“Disney parks executives are working on adopting a dynamic pricing model similar to airlines, in which prices fluctuate depending on when a ticket is purchased,” the WSJ article stated, adding, “Disney already has introduced a limited version of dynamic pricing to its parks, charging a range of prices based on three categories of dates: ‘value’, ‘regular’ and ‘peak’…. Under the changes being considered in recent months, a ticket to Disneyland for Christmas Day, for example, may cost less if purchased on July 1 than on Dec. 24, this person said. Such a system would encourage visitors to commit to a day to visit the park farther in advance than they currently do, this person added, which allows parks to plan better.”
You might be thinking, “But this is the meat business. To some degree pricing for even the most value added products are still tied to the commodity market and our customers are price sensitive, so this won’t work - we don’t have the flexibility Disney does.”
I get it. There are few products on the face of the planet as price inelastic as a day pass to the Happiest Place on Earth….and let’s be honest, ground beef isn’t one of them.
Even if the percentage range you have to play with is less than Disney’s, the principles of dynamic pricing still apply to meat and poultry.
In the meat and poultry business, there are multiple ways to structure agreements to arrive at a product price: cost plus, tied to USDA published prices, negotiated spot pricing, tied to a grain index, negotiated long term pricing. You can manage pricing centrally with limited flexibility for sales reps or you can set loose guidelines or turn sales reps loose.
But stepping back from pricing structure, what is your pricing strategy? This includes ideas like:
- Making the tradeoffs explicit between minimizing risk and maximizing profit to make risk aware pricing and sales decisions...on purpose.
- Using price to manage or direct demand to impact operations. Notice how Disney acknowledges the impact of predictable demand on the entire business? Imagine a similar impact on plant operations.
- Building confidence in forward looking price projections in order to capitalize on market peaks and valleys to shift demand. If you could shift demand with pricing incentives, what would that mean for your business?

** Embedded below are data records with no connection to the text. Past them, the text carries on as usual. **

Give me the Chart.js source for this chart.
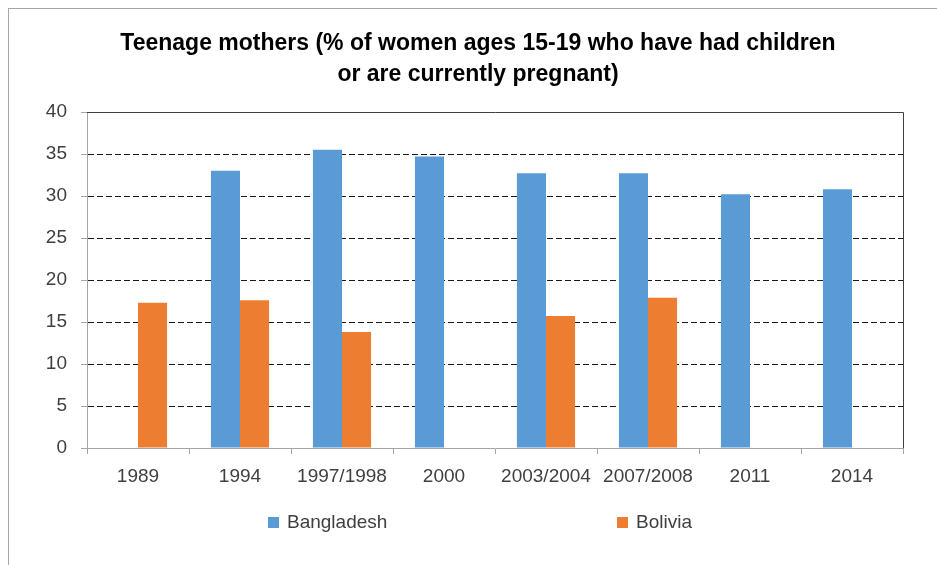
<!DOCTYPE html>
<html lang="en">
<head>
  <meta charset="UTF-8">
  <title>Teenage mothers</title>
  <script src="https://cdn.jsdelivr.net/npm/chart.js"></script>
  <style>
    html, body { margin: 0; padding: 0; background: #fff; }
    #wrap { position: relative; width: 937px; height: 565px; }
    #frame {
      position: absolute; left: 8px; top: 8px; right: 0; bottom: 0;
      border-left: 1px solid #a6a6a6; border-top: 1px solid #a6a6a6;
      pointer-events: none;
    }
    canvas { position: absolute; left: 0; top: 0; }
    #title {
      position: absolute; left: 20px; width: 916px; top: 27px;
      text-align: center; font: bold 23px/31px "Liberation Sans", Arial, sans-serif; color: #000;
    }
    .legend-item {
      position: absolute; top: 511px;
      font: 19px "Liberation Sans", Arial, sans-serif; color: #404040;
      display: flex; align-items: center;
    }
    .legend-item span.box { width: 11px; height: 11px; margin-right: 8px; display: inline-block; }
  </style>
</head>
<body>

<div id="wrap">
  <canvas id="chart" width="937" height="565"></canvas>
  <div id="frame"></div>
  <div id="title">Teenage mothers (% of women ages 15-19 who have had children<br>or are currently pregnant)</div>
  <div class="legend-item" style="left:268px"><span class="box" style="background:#5b9bd5"></span>Bangladesh</div>
  <div class="legend-item" style="left:617px"><span class="box" style="background:#ed7d31"></span>Bolivia</div>
</div>

<script>
  const years = ['1989', '1994', '1997/1998', '2000', '2003/2004', '2007/2008', '2011', '2014'];
  const bangladesh = [null, 33.0, 35.5, 34.7, 32.7, 32.7, 30.2, 30.8];
  const bolivia = [17.3, 17.6, 13.8, null, 15.7, 17.9, null, null];
  const yTicks = [0, 5, 10, 15, 20, 25, 30, 35, 40];

  const FONT = '"Liberation Sans", Arial, sans-serif';

  // dark line on top and right of the plot area (Excel plot frame)
  const plotFrame = {
    id: 'plotFrame',
    afterDraw(chart) {
      const a = chart.chartArea;
      const ctx = chart.ctx;
      ctx.save();
      ctx.strokeStyle = '#404040';
      ctx.lineWidth = 1;
      ctx.beginPath();
      ctx.moveTo(a.left, a.top + 0.5);
      ctx.lineTo(a.right + 0.5, a.top + 0.5);
      ctx.lineTo(a.right + 0.5, a.bottom);
      ctx.stroke();
      ctx.restore();
    }
  };

  new Chart(document.getElementById('chart'), {
    type: 'bar',
    data: {
      labels: years,
      datasets: [
        { label: 'Bangladesh', data: bangladesh, backgroundColor: '#5b9bd5' },
        { label: 'Bolivia', data: bolivia, backgroundColor: '#ed7d31' }
      ]
    },
    options: {
      responsive: false,
      animation: false,
      layout: { padding: { left: 0, right: 34, top: 112, bottom: 77 } },
      categoryPercentage: 0.57,
      barPercentage: 1.0,
      plugins: {
        legend: { display: false },
        tooltip: { enabled: false },
        title: { display: false }
      },
      scales: {
        x: {
          afterFit: s => { s.height = 40; },
          grid: { display: true, drawOnChartArea: false, color: '#a6a6a6', tickLength: 6, offset: true },
          border: { color: '#a6a6a6' },
          ticks: { color: '#404040', font: { family: FONT, size: 19 }, padding: 11, maxRotation: 0, autoSkip: false }
        },
        y: {
          min: 0,
          max: 40,
          afterFit: s => { s.width = 87; },
          afterBuildTicks: s => { s.ticks = yTicks.map(v => ({ value: v })); },
          grid: {
            color: c => (c.tick && (c.tick.value === 0 || c.tick.value === 40)) ? 'rgba(0,0,0,0)' : '#1a1a1a',
            tickColor: '#a6a6a6',
            tickLength: 6,
            lineWidth: 1
          },
          border: { color: '#a6a6a6', dash: [6, 3] },
          ticks: { color: '#404040', font: { family: FONT, size: 19 }, padding: 14 }
        }
      }
    },
    plugins: [plotFrame]
  });
</script>
</body>
</html>
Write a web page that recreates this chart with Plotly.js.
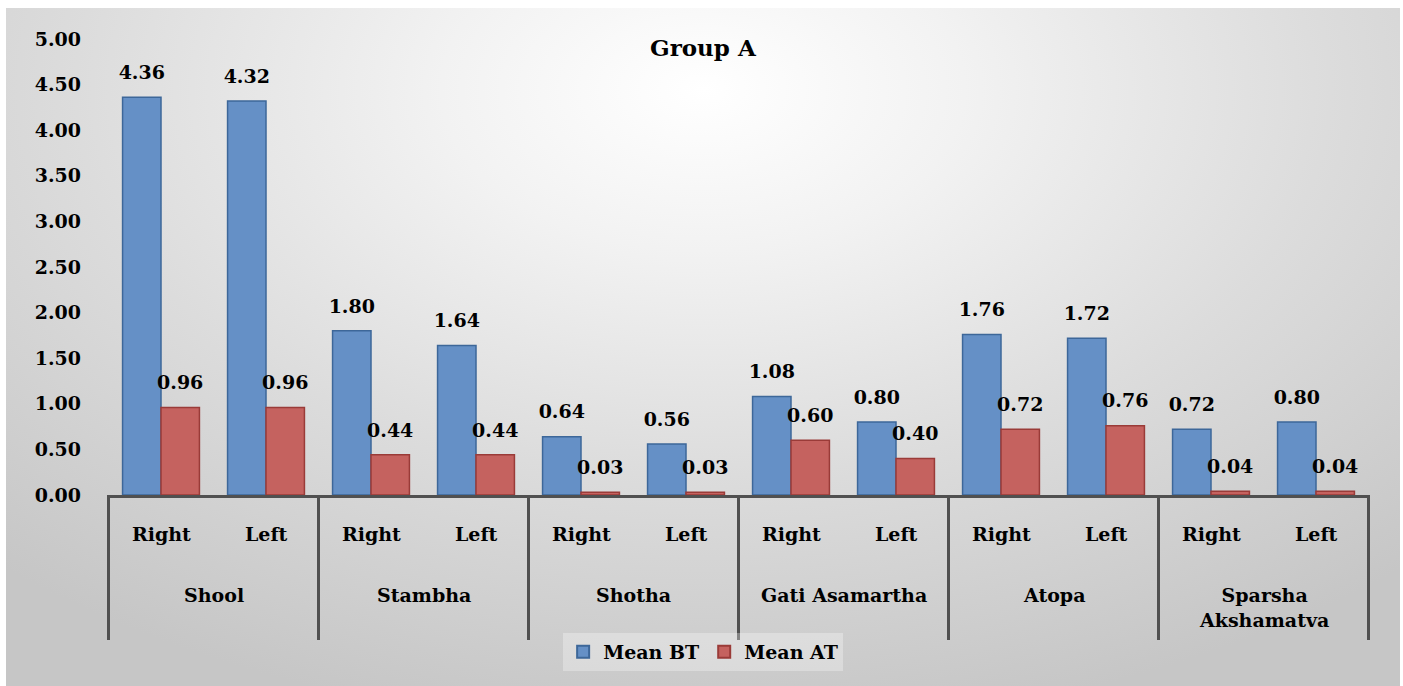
<!DOCTYPE html>
<html>
<head>
<meta charset="utf-8">
<script src="https://cdn.plot.ly/plotly-3.0.1.min.js"></script>
<style>
  html, body { margin: 0; padding: 0; background: #ffffff; }
  #bg {
    position: absolute; left: 6px; top: 8px; width: 1394px; height: 678px;
    background: radial-gradient(ellipse 75% 95% at 50% 12%, #ffffff 0%, #f2f2f2 25%, #dcdcdc 60%, #c6c6c6 100%);
  }
  #chart { position: absolute; left: 0; top: 0; width: 1403px; height: 686px; }
</style>
</head>
<body>
<div id="bg"></div>
<div id="chart"></div>
<script>
const groups = ['Shool', 'Stambha', 'Shotha', 'Gati Asamartha', 'Atopa', 'Sparsha<br>Akshamatva'];
const sides = ['Right', 'Left'];
const meanBT = [4.36, 4.32, 1.80, 1.64, 0.64, 0.56, 1.08, 0.80, 1.76, 1.72, 0.72, 0.80];
const meanAT = [0.96, 0.96, 0.44, 0.44, 0.03, 0.03, 0.60, 0.40, 0.72, 0.76, 0.04, 0.04];
const seriesNames = ['Mean BT', 'Mean AT'];
const yTicks = [0, 0.5, 1, 1.5, 2, 2.5, 3, 3.5, 4, 4.5, 5];

const groupCol = [];
const sideCol = [];
groups.forEach(g => sides.forEach(s => { groupCol.push(g); sideCol.push(s); }));

const FONT = 'DejaVu Serif';
const txt = { family: FONT, size: 19, color: '#000000', weight: 'bold' };
const GAP = 0.268;

function barTrace(name, vals, fill, line) {
  return {
    type: 'bar',
    name: name,
    x: [groupCol, sideCol],
    y: vals,
    marker: { color: fill, line: { color: line, width: 1.5 } },
    hoverinfo: 'skip'
  };
}
function labelTrace(vals) {
  return {
    type: 'scatter',
    mode: 'markers+text',
    x: [groupCol, sideCol],
    y: vals,
    texttemplate: '%{y:.2f}',
    textposition: 'top center',
    textfont: txt,
    marker: { size: 20, color: 'rgba(0,0,0,0)' },
    cliponaxis: false,
    showlegend: false,
    hoverinfo: 'skip'
  };
}

const data = [
  barTrace(seriesNames[0], meanBT, '#6590C6', '#3D6799'),
  barTrace(seriesNames[1], meanAT, '#C5625F', '#9A3B38'),
  labelTrace(meanBT),
  labelTrace(meanAT)
];

// category-axis labels and dividers (placed on the category index scale)
const annotations = [];
const shapes = [];
sideCol.forEach((s, i) => {
  annotations.push({ x: i, xref: 'x', y: -0.0855, yref: 'paper', text: s,
    showarrow: false, font: txt, xanchor: 'center', yanchor: 'middle' });
});
groups.forEach((g, gi) => {
  annotations.push({ x: gi * sides.length + (sides.length - 1) / 2, xref: 'x', y: -0.19, yref: 'paper',
    text: g, showarrow: false, font: txt, xanchor: 'center', yanchor: 'top' });
});
for (let gi = 0; gi <= groups.length; gi++) {
  const xv = gi * sides.length - 0.5;
  shapes.push({ type: 'line', xref: 'x', yref: 'paper', x0: xv, x1: xv, y0: 0, y1: -0.318,
    line: { color: '#505050', width: 3 }, layer: 'above' });
}

const layout = {
  width: 1403,
  height: 686,
  margin: { l: 107, r: 33, t: 39, b: 191 },
  paper_bgcolor: 'rgba(0,0,0,0)',
  plot_bgcolor: 'rgba(0,0,0,0)',
  font: txt,
  title: {
    text: 'Group A',
    font: { family: FONT, size: 23, color: '#000000', weight: 'bold' },
    x: 0.501, xanchor: 'center', xref: 'container',
    y: 0.93, yanchor: 'middle', yref: 'container'
  },
  barmode: 'group',
  bargap: GAP,
  bargroupgap: 0,
  scattermode: 'group',
  scattergap: GAP,
  showlegend: true,
  legend: {
    orientation: 'h',
    x: 0.472, xanchor: 'center', xref: 'paper',
    y: -0.344, yanchor: 'middle', yref: 'paper',
    bgcolor: 'rgba(255,255,255,0.3)',
    font: txt,
    itemsizing: 'constant'
  },
  xaxis: {
    type: 'multicategory',
    showline: true, linecolor: '#505050', linewidth: 3,
    showgrid: false, zeroline: false,
    ticks: '',
    showticklabels: false,
    showdividers: false
  },
  yaxis: {
    range: [0, 5],
    tickvals: yTicks,
    tickformat: '.2f',
    showgrid: false, zeroline: false, showline: false,
    ticks: '',
    ticklabelstandoff: 25,
    tickfont: txt
  },
  annotations: annotations,
  shapes: shapes
};

Plotly.newPlot('chart', data, layout, { displayModeBar: false, staticPlot: true });
</script>
</body>
</html>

- The Head in The Sand. “I do it this way because my boss did it this way and we’ve always done it this way.”
- The CYA. “I stay on the market. I follow what my customers tell me my competitors are doing and I stay with the pack. I don’t take risks - we won’t win big but we won’t lose big either.”
- The Innovator. “I find new ways to price based on better market intel. I don’t benchmark against competitors, our benchmark is against the best possible decision in the future market.”
Which of these approaches describes you? Your team? Your senior management? Your board?
Dynamic pricing is how airlines price to maximize revenue, it’s how Uber prices to insure the supply of drivers equals demand from riders, and let’s not kid ourselves, it’s likely to become part of Amazon/Whole Foods’ pricing repertoire.
How are you building pricing strategies and capabilities for tomorrow?
I’ll close with a favorite quote I found last year at the Walt Disney Museum about the legend himself:
“Walt could never tolerate the guy that was self-satisfied with his art. Walt was obsessed with the idea that in life you just continually go to school. You never reach any plateau of perfection. And he practiced that in everything he did.”